Available configurations
setup_debugging() creates these VS Code configurations:
Debug Jupyter + Rust (Mixed)- Mixed debugging for Jupyter notebooks.Jupyter Mixed Debugging (Python)- Python-only debugging for notebooks.Rust Debugger (for Jupyter debugging)- Rust-only debugging for notebooks.
Example
Open and run the example notebook: debug_mixed_jupyter.ipynb.
Reference
Data type testing
Each data type flows through multiple layers of the platform. The table below shows where existing types are tested, so new types can follow the same pattern.
Test layer matrix
| Layer | Location | What it covers |
|---|---|---|
| DataEngine subscribe | crates/data/tests/engine.rs | Engine processes subscribe/unsubscribe commands correctly. |
| DataEngine publish | crates/data/tests/engine.rs | Engine routes published data to the message bus. |
| DataActor subscribe | crates/common/src/actor/tests.rs | Actor subscribes and receives data via typed publish. |
| DataActor unsubscribe | crates/common/src/actor/tests.rs | Actor stops receiving data after unsubscribe. |
| PyO3 actor dispatch | crates/common/src/python/actor.rs | Rust handler dispatches to Python on_* method. |
| Python Actor subscribe | tests/unit_tests/common/test_actor.py | Python actor subscribes; command count increments. |
| Python Actor unsub | tests/unit_tests/common/test_actor.py | Python actor unsubscribes; subscription list clears. |
| Backtest client | nautilus_trader/backtest/data_client.pyx | Backtest client overrides base subscribe/unsubscribe. |
| Adapter live tests | docs/developer_guide/spec_data_testing.md | Live data acceptance tests (DataTester). |
Coverage per data type
The following table shows which layers have test coverage for each data type.

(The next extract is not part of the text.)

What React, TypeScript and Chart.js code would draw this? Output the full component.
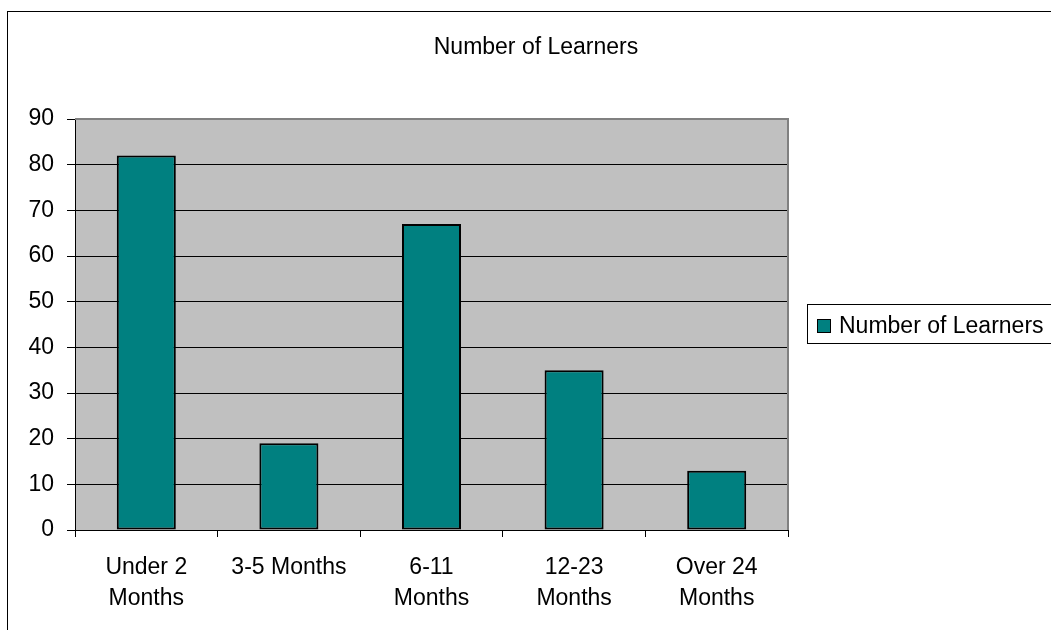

Use this as a checklist when adding a new type.
| Data type | Engine | Actor (Rust) | PyO3 dispatch | Actor (Python) | Backtest client | Adapter spec |
|---|---|---|---|---|---|---|
InstrumentAny | ✓ | ✓ | ✓ | ✓ | ✓ | ✓ |
OrderBookDeltas | ✓ | ✓ | ✓ | ✓ | ✓ | ✓ |
OrderBook | ✓ | ✓ | ✓ | ✓ | ✓ | ✓ |
QuoteTick | ✓ | ✓ | ✓ | ✓ | ✓ | ✓ |
TradeTick | ✓ | ✓ | ✓ | ✓ | ✓ | ✓ |
Bar | ✓ | ✓ | ✓ | ✓ | ✓ | ✓ |
MarkPriceUpdate | ✓ | ✓ | ✓ | ✓ | ✓ | ✓ |
IndexPriceUpdate | ✓ | ✓ | ✓ | ✓ | ✓ | ✓ |
FundingRateUpdate | ✓ | ✓ | ✓ | ✓ | ✓ | ✓ |
InstrumentStatus | ✓ | ✓ | ✓ | ✓ | ✓ | ✓ |
InstrumentClose | ✓ | ✓ | ✓ | ✓ | ✓ | ✓ |
OptionGreeks | ✓ | ✓ | ✓ | ✓ | ✓ | ✓ |
OptionChainSlice | - | ✓ | ✓ | ✓ | - | ✓ |
CustomData | ✓ | ✓ | ✓ | ✓ | ✓ | - |
OptionChainSlice is assembled by the DataEngine's OptionChainManager from per-instrument
greeks and quote subscriptions. It does not have its own engine subscribe command or
backtest client override.
Adding a new data type
When introducing a new data type, add tests at each layer:
-
DataEngine (
crates/data/tests/engine.rs): Addtest_execute_subscribe_<type>andtest_execute_unsubscribe_<type>tests. Follow the pattern in existing subscribe tests: register client, build command, callengine.execute, assert subscription list. -
DataActor Rust (
crates/common/src/actor/tests.rs):- Add
received_<type>: Vec<Type>field toTestDataActor. - Implement the
on_<type>handler in theDataActortrait impl. - Add
test_subscribe_and_receive_<type>andtest_unsubscribe_<type>tests. - Use the typed publish function (
msgbus::publish_<type>), notpublish_any, for types that useTypedHandlerrouting.
- Add
-
PyO3 actor dispatch (
crates/common/src/python/actor.rs):- Add
dispatch_on_<type>method that callspy_self.call_method1("on_<type>", ...). - Add
on_<type>in theDataActortrait impl that calls the dispatch method. - Add
#[pyo3(name = "on_<type>")]method in the#[pymethods]block. - Add
on_<type>toRustTestDataActorwrapper and the inline Python test class. - Add handler test and dispatch test.
- Add
-
Python Actor (
tests/unit_tests/common/test_actor.py):- Add
test_subscribe_<type>andtest_unsubscribe_<type>tests. - Assert
actor.subscribed_<type>()returns expected entries after subscribe and is empty after unsubscribe.
- Add
-
Backtest client (
nautilus_trader/backtest/data_client.pyx): Overridesubscribe_<type>andunsubscribe_<type>if the baseMarketDataClientraisesNotImplementedErrorfor the method. -
Documentation: Add entries to
actors.mdcallback table,strategies.mdhandler signatures,adapters.mdsubscribe method stubs, andspec_data_testing.mdtest cards.
Search for an existing type like instrument_close or funding_rate across all six layers
to find concrete examples of the patterns described above.